В Рогервике Каин работал в порту и надиктовал товарищам историю «Жизнь и похождения российского Картуша…»; издатели в Санкт-Петербурге напечатали её в 1785 году, позже текст многократно переиздавался в удлинённых и сокращённых версиях. Дальнейшая судьба преступника теряется: одни архивные списки утверждают, что его этапировали «во внутренние крепости Сибири», другие — что он умер в Рогервике; достоверных документов о смерти нет.
Литературная легенда обросла десятками изданий, от «Краткой повести о славном воре и мошеннике Ваньке Каине» (1775) до романа Матвея Комарова «Обстоятельная и верная история двух мошенников…» (1779) и позднейших лубков с песнями «Не шуми, мати, зелёная дубравушка». Уже при жизни героя его имя стало нарицательным: словарь Даля объясняет «Ванька-Каин» как «бранное прозвище отбойных буянов», а историк Даниил Мордовцев писал: «Ванька Каин — живое отражение всей тогдашней России, микрокосм деморализованного общества, начинавшегося у престола и кончавшегося голью кабацкой… воровать, мошенничать, грабить, доносить».
Изучение архивных списков («Сборники Сыскного приказа») показало, что с января 1742 года по август 1748 года Иван Осипов инициировал около девятисот задержаний, причём в среднем «отпускал» шесть крупных уголовников в месяц за плату; его дом в Зарядье служил одновременно воровской «малиной». Таким образом, политика Сената, наделившего преступника карательными полномочиями, породила эффект «оборотня с мандатом»: чиновники, которым полагалось контролировать агента, сами превратились в бенефициаров вымогательств.
В этом парадоксе кроется главный вывод дела Каина. Отказавшись от прозрачных процедур и профессиональной полиции, государство доверило ловлю воров самому ловкому вору, снабдив его силой закона и защитой от контроля.
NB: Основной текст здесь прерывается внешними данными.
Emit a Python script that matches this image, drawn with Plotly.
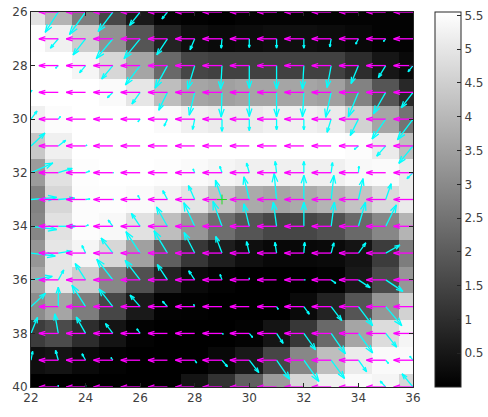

Результат оказался закономерным: кратковременное снижение уличных краж сменилось резким ростом поджогов, рэкета и мздоимства, а репутация Сыскного приказа была уничтожена настолько, что учреждение пришлось распускать и перестраивать. История Ваньки-Каина убеждает, что любая правоохранительная система, опирающаяся на неконтролируемых «агентов-провокаторов», неизбежно воспроизводит то зло, против которого призвана бороться, превращая борьбу с преступностью в источник личных доходов привилегированных дельцов и переводя общественные издержки на добропорядочных горожан.